Singapore is contemplating the idea of expanding green financing incentives for financial services companies to help boost their resilience against the economic impacts of climate change. Ravi Menon, managing director at Monetary Authority of Singapore (MAS) said the central bank sees an opportunity to expand its sustainable grant programme beyond bonds.
Climate change will eventually cause a change in asset value throughout the world. Thus, financial institutions must be ready to adapt and act on new business opportunities that arise from said change.
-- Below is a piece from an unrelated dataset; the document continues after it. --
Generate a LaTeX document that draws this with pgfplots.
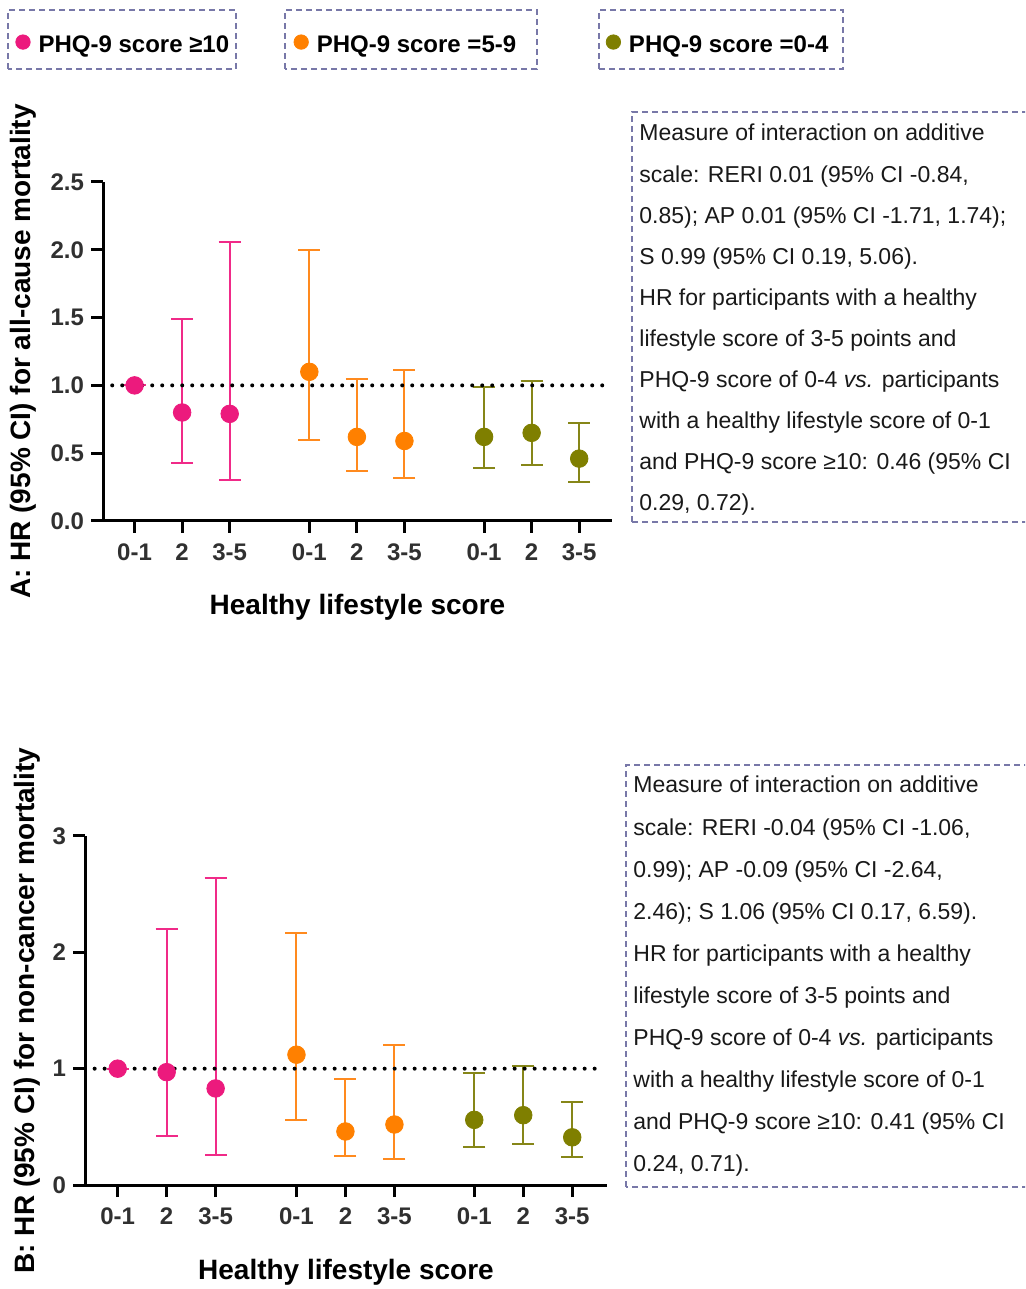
\documentclass[border=0pt]{standalone}
\usepackage{fontspec}
\setmainfont{Liberation Sans}
\usepackage{pgfplots}
\usepackage{pgfplotstable}
\pgfplotsset{compat=1.18}
\definecolor{pinkc}{HTML}{EC1A7D}
\definecolor{pinkbar}{HTML}{F02A88}
\definecolor{orangec}{HTML}{FF8000}
\definecolor{orangebar}{HTML}{FF8A1E}
\definecolor{olivec}{HTML}{7F7F00}
\definecolor{olivebar}{HTML}{868618}
\definecolor{boxc}{HTML}{7878A8}
\definecolor{tickc}{HTML}{303030}

\pgfplotstableread{
x y lo hi
0 1.00 1.00 1.00
1 0.80 0.43 1.49
2 0.79 0.30 2.06
}\Apink
\pgfplotstableread{
x y lo hi
3.675 1.10 0.60 2.00
4.675 0.62 0.37 1.05
5.675 0.59 0.32 1.11
}\Aorange
\pgfplotstableread{
x y lo hi
7.35 0.62 0.39 0.99
8.35 0.65 0.41 1.03
9.35 0.46 0.29 0.72
}\Aolive
\pgfplotstableread{
x y lo hi
0 1.00 1.00 1.00
1 0.97 0.42 2.20
2 0.83 0.26 2.64
}\Bpink
\pgfplotstableread{
x y lo hi
3.65 1.12 0.56 2.17
4.65 0.46 0.25 0.91
5.65 0.52 0.22 1.20
}\Borange
\pgfplotstableread{
x y lo hi
7.28 0.56 0.33 0.96
8.28 0.60 0.35 1.02
9.28 0.41 0.24 0.71
}\Bolive

\pgfplotsset{
  hrstyle/.style={
    scale only axis, clip=false,
    axis x line=bottom, axis y line=left,
    axis line style={-, line width=1.5pt, black},
    tick align=outside, major tick length=6pt,
    tick style={line width=1.5pt, black},
    xticklabels={0-1,2,3-5,0-1,2,3-5,0-1,2,3-5},
    ticklabel style={font=\fontsize{12}{14}\selectfont\bfseries, text=tickc},
    /pgf/number format/assume math mode=true,
    xticklabel style={yshift=-2pt},
    every axis x label/.style={at={(axis description cs:0.5,0)}, anchor=center, font=\fontsize{14}{16}\selectfont\bfseries},
    every axis y label/.style={at={(axis description cs:0,0.5)}, anchor=center, font=\fontsize{14}{16}\selectfont\bfseries},
  },
  ciplot/.style 2 args={only marks, mark=*, mark size=4.4pt, color=#1,
    mark options={fill=#1, draw=#1},
    error bars/y dir=both, error bars/y explicit,
    error bars/error mark=|,
    error bars/error mark options={mark size=5.5pt, line width=1pt, color=#2},
    error bars/error bar style={line width=1pt, color=#2}},
  refline/.style={black, line width=2pt, line cap=round, dash pattern=on 0pt off 5pt},
}

\begin{document}
\begin{tikzpicture}
\useasboundingbox (0,0) rectangle (512.5pt,644.5pt);
\clip (0,0) rectangle (512.5pt,644.5pt);

% ---------- Panel A ----------
\begin{axis}[hrstyle,
  at={(51.5pt,384pt)}, anchor=south west,
  width=254.5pt, height=169.5pt,
  xmin=-0.664, xmax=10.04, ymin=0, ymax=2.5,
  xtick={0,1,2,3.675,4.675,5.675,7.35,8.35,9.35},
  ytick={0,0.5,1,1.5,2,2.5},
  yticklabel style={/pgf/number format/fixed, /pgf/number format/fixed zerofill, /pgf/number format/precision=1},
  xlabel={Healthy lifestyle score},
  ylabel={A: HR (95\% CI) for all-cause mortality},
  xlabel style={yshift=-43pt},
  ylabel style={xshift=-40pt, rotate=90},
  legend columns=3,
  legend cell align=left,
  legend image code/.code={\fill[#1] (3.5pt,1.8pt) circle (3.6pt);},
  legend style={draw=none, fill=none, inner sep=0pt,
    at={(axis description cs:-0.1729,1.4041)}, anchor=west,
    font=\fontsize{12}{14}\selectfont\bfseries,
    nodes={inner sep=0pt},
    /tikz/every odd column/.append style={column sep=4pt}},
]
\addlegendimage{pinkc}
\addlegendentry{\makebox[127.5pt][l]{PHQ-9 score ≥10}}
\addlegendimage{orangec}
\addlegendentry{\makebox[144.5pt][l]{PHQ-9 score =5-9}}
\addlegendimage{olivec}
\addlegendentry{PHQ-9 score =0-4}
\addplot[forget plot, ciplot={pinkc}{pinkbar}] table[x=x, y=y, y error plus expr={\thisrow{hi}-\thisrow{y}}, y error minus expr={\thisrow{y}-\thisrow{lo}}] {\Apink};
\addplot[forget plot, ciplot={orangec}{orangebar}] table[x=x, y=y, y error plus expr={\thisrow{hi}-\thisrow{y}}, y error minus expr={\thisrow{y}-\thisrow{lo}}] {\Aorange};
\addplot[forget plot, ciplot={olivec}{olivebar}] table[x=x, y=y, y error plus expr={\thisrow{hi}-\thisrow{y}}, y error minus expr={\thisrow{y}-\thisrow{lo}}] {\Aolive};
\addplot[forget plot, refline] coordinates {(-0.47,1) (9.84,1)};
\end{axis}

% ---------- Panel B ----------
\begin{axis}[hrstyle,
  at={(42.5pt,52pt)}, anchor=south west,
  width=261pt, height=174.5pt,
  xmin=-0.667, xmax=9.99, ymin=0, ymax=3,
  xtick={0,1,2,3.65,4.65,5.65,7.28,8.28,9.28},
  ytick={0,1,2,3},
  xlabel={Healthy lifestyle score},
  ylabel={B: HR (95\% CI) for non-cancer mortality},
  xlabel style={yshift=-43.5pt},
  ylabel style={xshift=-29pt, rotate=90},
]
\addplot[ciplot={pinkc}{pinkbar}] table[x=x, y=y, y error plus expr={\thisrow{hi}-\thisrow{y}}, y error minus expr={\thisrow{y}-\thisrow{lo}}] {\Bpink};
\addplot[ciplot={orangec}{orangebar}] table[x=x, y=y, y error plus expr={\thisrow{hi}-\thisrow{y}}, y error minus expr={\thisrow{y}-\thisrow{lo}}] {\Borange};
\addplot[ciplot={olivec}{olivebar}] table[x=x, y=y, y error plus expr={\thisrow{hi}-\thisrow{y}}, y error minus expr={\thisrow{y}-\thisrow{lo}}] {\Bolive};
\addplot[refline] coordinates {(-0.47,1) (9.8,1)};
\end{axis}

% ---------- legend frames ----------
\begin{scope}[boxc, line width=0.75pt, dash pattern=on 3pt off 2pt]
\draw (4pt,610pt) rectangle (118pt,639.5pt);
\draw (142.5pt,610pt) rectangle (268.5pt,639.5pt);
\draw (299.5pt,610pt) rectangle (421.5pt,639.5pt);
% text boxes
\draw (316pt,383.5pt) rectangle (520pt,588.5pt);
\draw (313pt,51pt) rectangle (520pt,262pt);
\end{scope}

% ---------- text boxes ----------
\begin{scope}[font=\fontsize{11.5}{13}\selectfont, text=black!90]
\foreach \t [count=\i from 0] in {
  {Measure of interaction on additive},
  {scale: RERI 0.01 (95\% CI -0.84,},
  {0.85); AP 0.01 (95\% CI -1.71, 1.74);},
  {S 0.99 (95\% CI 0.19, 5.06).},
  {HR for participants with a healthy},
  {lifestyle score of 3-5 points and},
  {PHQ-9 score of 0-4 \textit{vs.} participants},
  {with a healthy lifestyle score of 0-1},
  {and PHQ-9 score ≥10: 0.46 (95\% CI},
  {0.29, 0.72).}}
  \node[anchor=base west, inner sep=0pt] at (319.5pt, {574pt-\i*20.55pt}) {\t};
\foreach \t [count=\i from 0] in {
  {Measure of interaction on additive},
  {scale: RERI -0.04 (95\% CI -1.06,},
  {0.99); AP -0.09 (95\% CI -2.64,},
  {2.46); S 1.06 (95\% CI 0.17, 6.59).},
  {HR for participants with a healthy},
  {lifestyle score of 3-5 points and},
  {PHQ-9 score of 0-4 \textit{vs.} participants},
  {with a healthy lifestyle score of 0-1},
  {and PHQ-9 score ≥10: 0.41 (95\% CI},
  {0.24, 0.71).}}
  \node[anchor=base west, inner sep=0pt] at (316.5pt, {248pt-\i*21.05pt}) {\t};
\end{scope}
\end{tikzpicture}
\end{document}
The economy of the future has to be greener, which means the financial sector has to be greener than before and be in a position to support that kind of activity,” Mr Menon said in an interview in Singapore. “If you look at the full range of financial services then the challenge is to ask ourselves: have we applied our minds to make each of these services and offerings conducive to creating a more green economy that has lower carbon footprint?”
Countries in Southeast Asia are some of the most vulnerable . They are estimated to require US$200 billion in green investments each year to 2030. Singapore issuers have so far sold about $6 billion worth of green bonds, a small portion of Singapore’s $96 billion corporate bond market, MAS data showed.
The MAS green bond programme was implemented three years ago in an effort to help companies fund up to $100,000 in expenses related to obtaining review for green bond sales. Borrowers must sell bonds that are at a minimum $200 million in size, or have a bond program of that amount with an initial issuance of at least $20 million.
According to Mr Menon, one of the important steps in developing the local green finance industry is to address disclosure on sustainability issues. Despite being provided guidelines on sustainability reporting, the quality of disclosure varies wildly from company to company.
“If climate change is indeed the existential challenge facing mankind, the strategies that we embark on mitigating and managing that process will have huge impact on economies,” Mr Menon said. “I think greening the financial system will be as important as the technological transformation of the financial sector.”